Saturday, April 4, 2015

More on Brazilian science

I have been sent some interesting links recently about problems in Brazilian academia. 
  • Mauricio Tuffani, a journalist with Folha de S. Paulo, a Brazilian daily newspaper, has been publishing on some troubling situations in Brazilian academia. I just  blogged about an article he wrote about the government recommending mock conferences. He has written about academics inflating their CVs with conference papers given at a Chinese conference now appearing as peer-reviewed journal articles (one even already published in December 2015 [that is, 8 months in the future]) and the triennial report ranking graduate study institutions includes thousands of articles published by Brazilian academics in 201 predatory journals from 11 publishers. He lists the journals here. After he revealed that the Pakistani publisher of a predatory journal that also practices future publishing was not, in fact, a professor, the name disappeared from the web page. He reports on the deafening silence that can be heard from Brazilian academia here.
  • Retraction watch reports on retractions of a number of chemistry papers from a Brazilian journal.
  • The editor of the journal of the  Instituto Israelita de Ensino e Pesquisa Albert Einstein [Einstein (Sao Paulo). 2014 Oct-Dec;12(4):vii-viii. doi: 10.1590/S1679-45082014ED3296.] writes in an editorial entitled Scientific Misconduct - Our first (known) case:
    A recent paper by Lins and Carvalho (2) analyzed scientific misconduct in Brazil. They found a clear increase in both published articles in the medical literature and cases of scientific misconduct, including irreproducible results, “scientific salami slicing” (one article fragmented into 10 or more papers) and duplicate publications. In Lins and Carvalho’s opinion, the increased number of Brazilian scientific productions in medical literature was not accompanied by an increase in quality of articles – just the opposite. The authors discuss the focus of Brazilian institutional review boards in patient safety, within institutions themselves and the Brazilian National Review Board. Neither group performs a systematic surveillance for research integrity, and no specific offices exist to investigate and deal with scientific misconduct.
    (2) Lins L, Carvalho FM. Scientific integrity in Brazil. J Bioeth Inq. 2014;11(3):283-7.

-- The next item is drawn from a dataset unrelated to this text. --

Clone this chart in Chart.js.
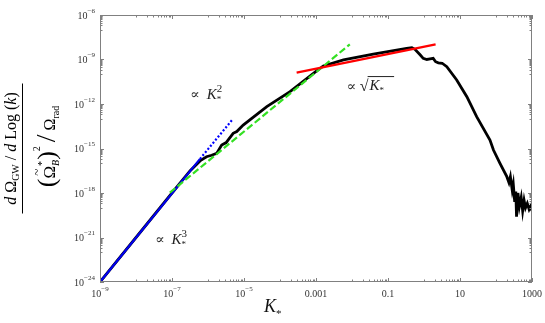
<!DOCTYPE html>
<html>
<head>
<meta charset="utf-8">
<script src="https://cdn.jsdelivr.net/npm/chart.js@4.4.0/dist/chart.umd.min.js"></script>
<style>
  html, body { margin: 0; padding: 0; background: #fff; }
</style>
</head>
<body>
<canvas id="chart" width="545" height="323"></canvas>
<script>
// GW spectrum
const spectrumK = [1e-9, 1e-8, 1e-7, 3.2e-7, 6.3e-7, 9.1e-7, 1.26e-6, 1.74e-6, 2.4e-6, 3.2e-6, 3.6e-6, 5.0e-6, 6.3e-6, 9.5e-6,
  4.3e-5, 1.9e-4, 1.0e-3, 1.6e-3, 5.8e-3, 3.9e-2, 0.33, 0.46, 0.56, 0.79, 0.95, 1.2, 1.48, 1.8, 2.1, 2.5, 3.2, 4.3,
  8.1, 15.5, 29, 68, 85, 129, 200, 229, 251, 282, 302, 331, 355, 372, 407, 447, 501, 550, 603, 661, 741, 832, 912, 1000];
const spectrumOmega = [1e-24, 1e-21, 1e-18, 3.2e-17, 1.6e-16, 2.8e-16, 3.5e-16, 4.7e-16, 1.7e-15, 2.5e-15, 3.7e-15, 1.05e-14, 1.4e-14, 3.8e-14,
  6.6e-13, 6.8e-12, 1.6e-10, 3.7e-10, 9.3e-10, 2.3e-9, 5.6e-9, 6.3e-9, 4.9e-9, 2.0e-9, 1.2e-9, 1.0e-9, 1.1e-9, 1.2e-9, 7.1e-10, 6.0e-10, 5.6e-10, 3.3e-10,
  4.2e-11, 3.1e-12, 1.4e-13, 3.7e-15, 7.9e-16, 1e-16, 1.26e-17, 5e-18, 1.26e-17, 1.6e-18, 4e-18, 2.5e-19, 1.26e-18, 2.5e-20, 1e-18, 1.26e-19, 5e-19, 6.3e-20, 3.2e-19, 1e-19, 2e-19, 7.9e-20, 1.26e-19, 6.3e-20];

// power-law guides
const cubicK = [1e-9, 6e-7];
const cubicOmega = [1e-24, 2e-16];
const cubicExtK = [6e-7, 4.6e-6];
const cubicExtOmega = [2e-16, 8e-14];
const quadK = [8.7e-8, 8.7e-3];
const quadOmega = [1.05e-18, 1.05e-8];
const sqrtK = [2.9e-4, 2.1];
const sqrtOmega = [1.3e-10, 1.05e-8];

const xTickValues = [1e-9, 1e-7, 1e-5, 1e-3, 1e-1, 10, 1000];
const xTickLabels = ['10^−9', '10^−7', '10^−5', '0.001', '0.1', '10', '1000'];
const yTickValues = [1e-24, 1e-21, 1e-18, 1e-15, 1e-12, 1e-9, 1e-6];
const yTickLabels = ['10^−24', '10^−21', '10^−18', '10^−15', '10^−12', '10^−9', '10^−6'];

const SERIF = '"Liberation Serif", "DejaVu Serif", serif';
const pts = (xs, ys) => xs.map((x, i) => ({ x: x, y: ys[i] }));

// draws a run of text pieces, returns end position
function run(ctx, parts, u, v, measureOnly) {
  for (const p of parts) {
    ctx.font = p.f;
    if (!measureOnly) ctx.fillText(p.t, u, v + (p.dy || 0));
    if (!p.stay) u += ctx.measureText(p.t).width;
  }
  return u;
}

function tickLabel(ctx, label, x, y, align) {
  const parts = label.split('^');
  ctx.font = '10px ' + SERIF;
  const wb = ctx.measureText(parts[0]).width;
  let we = 0;
  if (parts[1]) { ctx.font = '7px ' + SERIF; we = ctx.measureText(parts[1]).width; }
  let x0 = align === 'right' ? x - wb - we : x - (wb + we) / 2;
  ctx.textBaseline = 'middle';
  ctx.font = '10px ' + SERIF;
  ctx.fillText(parts[0], x0, y);
  if (parts[1]) {
    ctx.font = '7px ' + SERIF;
    ctx.fillText(parts[1], x0 + wb, y - 5);
  }
}

const decor = {
  id: 'decor',
  afterDraw(chart) {
    const ctx = chart.ctx;
    const a = chart.chartArea;
    const xs = chart.scales.x, ys = chart.scales.y;
    ctx.save();
    ctx.strokeStyle = '#808080';
    ctx.lineWidth = 1;
    ctx.strokeRect(a.left + 0.5, a.top + 0.5, a.right - a.left - 1, a.bottom - a.top - 1);

    // ticks on all four sides
    ctx.beginPath();
    xTickValues.forEach(v => {
      for (let k = 1; k <= 10; k++) {
        const val = k === 10 ? v : k * v / 10;
        if (val < 1e-9 || val > 1000) continue;
        const px = Math.round(xs.getPixelForValue(val)) + 0.5;
        const len = k === 10 ? 4 : 2.5;
        ctx.moveTo(px, a.bottom); ctx.lineTo(px, a.bottom - len);
        ctx.moveTo(px, a.top); ctx.lineTo(px, a.top + len);
      }
    });
    yTickValues.forEach(v => {
      for (let k = 1; k <= 10; k++) {
        const val = k === 10 ? v : k * v / 10;
        if (val < 1e-24 || val > 1e-6) continue;
        const py = Math.round(ys.getPixelForValue(val)) + 0.5;
        const len = k === 10 ? 4 : 2.5;
        ctx.moveTo(a.left, py); ctx.lineTo(a.left + len, py);
        ctx.moveTo(a.right, py); ctx.lineTo(a.right - len, py);
      }
    });
    ctx.stroke();

    // tick labels
    ctx.fillStyle = '#333';
    xTickValues.forEach((v, i) => tickLabel(ctx, xTickLabels[i], xs.getPixelForValue(v), a.bottom + 12, 'center'));
    yTickValues.forEach((v, i) => tickLabel(ctx, yTickLabels[i], a.left - 5, ys.getPixelForValue(v) + 1, 'right'));

    // x title
    ctx.fillStyle = '#111';
    ctx.textBaseline = 'alphabetic';
    run(ctx, [
      { t: 'K', f: 'italic 18px ' + SERIF },
      { t: '*', f: '11px ' + SERIF, dy: 5 }
    ], 264, 312);

    // annotations
    ctx.fillStyle = '#222';
    const note = (k, om, parts) => run(ctx, parts, xs.getPixelForValue(k), ys.getPixelForValue(om));
    note(3.2e-7, 2.2e-12, [
      { t: '∝  ', f: '14px ' + SERIF },
      { t: 'K', f: 'italic 15px ' + SERIF },
      { t: '2', f: '11px ' + SERIF, dy: -7, stay: true },
      { t: '*', f: '9px ' + SERIF, dy: 3 }
    ]);
    note(3.4e-8, 3.6e-22, [
      { t: '∝  ', f: '14px ' + SERIF },
      { t: 'K', f: 'italic 15px ' + SERIF },
      { t: '3', f: '11px ' + SERIF, dy: -7, stay: true },
      { t: '*', f: '9px ' + SERIF, dy: 3 }
    ]);
    const sx = xs.getPixelForValue(7.2e-3), sy = ys.getPixelForValue(8.7e-12);
    let u = run(ctx, [{ t: '∝ ', f: '14px ' + SERIF }, { t: '√', f: '16px ' + SERIF }], sx, sy + 1);
    const uStart = u;
    u = run(ctx, [{ t: 'K', f: 'italic 15px ' + SERIF }, { t: '*', f: '9px ' + SERIF, dy: 3 }], u + 1, sy);
    ctx.strokeStyle = '#222';
    ctx.beginPath();
    ctx.moveTo(uStart - 1, sy - 13.5); ctx.lineTo(u + 10, sy - 13.5);
    ctx.stroke();

    // rotated y title
    ctx.translate(0, (a.top + a.bottom) / 2);
    ctx.rotate(-Math.PI / 2);
    ctx.fillStyle = '#000';
    const num = [
      { t: 'd', f: 'italic 16px ' + SERIF },
      { t: ' Ω', f: '16px ' + SERIF },
      { t: 'GW', f: '10px ' + SERIF, dy: 3 },
      { t: ' / ', f: '16px ' + SERIF },
      { t: 'd', f: 'italic 16px ' + SERIF },
      { t: ' Log', f: '16px ' + SERIF },
      { t: ' (', f: '16px ' + SERIF },
      { t: 'k', f: 'italic 16px ' + SERIF },
      { t: ')', f: '16px ' + SERIF }
    ];
    const wn = run(ctx, num, 0, 0, true);
    run(ctx, num, -wn / 2, 16);

    ctx.strokeStyle = '#000';
    ctx.lineWidth = 1;
    ctx.beginPath();
    ctx.moveTo(-65, 22.5); ctx.lineTo(65, 22.5);
    ctx.stroke();

    const den1 = [
      { t: '(', f: '26px ' + SERIF },
      { t: 'Ω', f: '17px ' + SERIF },
      { t: '*', f: '10px ' + SERIF, dy: -10, stay: true },
      { t: 'B', f: 'italic 10px ' + SERIF, dy: 4 },
      { t: ')', f: '26px ' + SERIF },
      { t: '2', f: '10px ' + SERIF, dy: -15 }
    ];
    const den2 = [
      { t: ' ', f: '16px ' + SERIF },
      { t: '/', f: '28px ' + SERIF },
      { t: ' Ω', f: '16px ' + SERIF },
      { t: 'rad', f: '10px ' + SERIF, dy: 4 }
    ];
    const wd = run(ctx, den1.concat(den2), 0, 0, true);
    const d0 = -wd / 2 + 2, vb = 55;
    ctx.font = '26px ' + SERIF;
    const wp = ctx.measureText('(').width;
    ctx.font = '17px ' + SERIF;
    const wo = ctx.measureText('Ω').width;
    const end1 = run(ctx, den1, d0, vb);
    run(ctx, den2, end1, vb);
    ctx.font = '13px ' + SERIF;
    ctx.fillText('~', d0 + wp + wo / 2 - ctx.measureText('~').width / 2, vb - 14);
    ctx.restore();
  }
};

new Chart(document.getElementById('chart'), {
  type: 'line',
  data: {
    datasets: [
      { data: pts(sqrtK, sqrtOmega), borderColor: '#ff0000', borderWidth: 2.2, order: 1 },
      { data: pts(quadK, quadOmega), borderColor: '#33e022', borderWidth: 2.2, borderDash: [7, 3], order: 2 },
      { data: pts(cubicExtK, cubicExtOmega), borderColor: '#0000ff', borderWidth: 2.2, borderDash: [2, 2], order: 3 },
      { data: pts(cubicK, cubicOmega), borderColor: '#0000ee', borderWidth: 2.2, order: 4 },
      { data: pts(spectrumK, spectrumOmega), borderColor: '#000000', borderWidth: 2.8, order: 5 }
    ]
  },
  options: {
    responsive: false,
    animation: false,
    layout: { padding: { left: 100, right: 13, top: 15, bottom: 41 } },
    elements: { point: { radius: 0 }, line: { tension: 0 } },
    scales: {
      x: { type: 'logarithmic', min: 1e-9, max: 1000, display: false },
      y: { type: 'logarithmic', min: 1e-24, max: 1e-6, display: false }
    },
    plugins: { legend: { display: false }, tooltip: { enabled: false } }
  },
  plugins: [decor]
});
</script>
</body>
</html>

  1. Thank you for the interest, Mrs. Weber-Wulf.

    I updated yesterday (Friday, April 3) the count of predatory journals in the Qualis database. Now they are at least 235:

    But almost all the Brazilian academic community does not seem to be willing to discuss it:

  2. Mauricio, if you have not done so already, I suggest that you get in touch with Sonia Vasconcelos, Perhaps a presentation on this important matter can be accommodated at the upcoming WCRI,

    Thank you, Debora for publicizing these important matters. Brazil has been taking important steps in addressing matters of research integrity, but as the saying goes "Rome was not built in a day".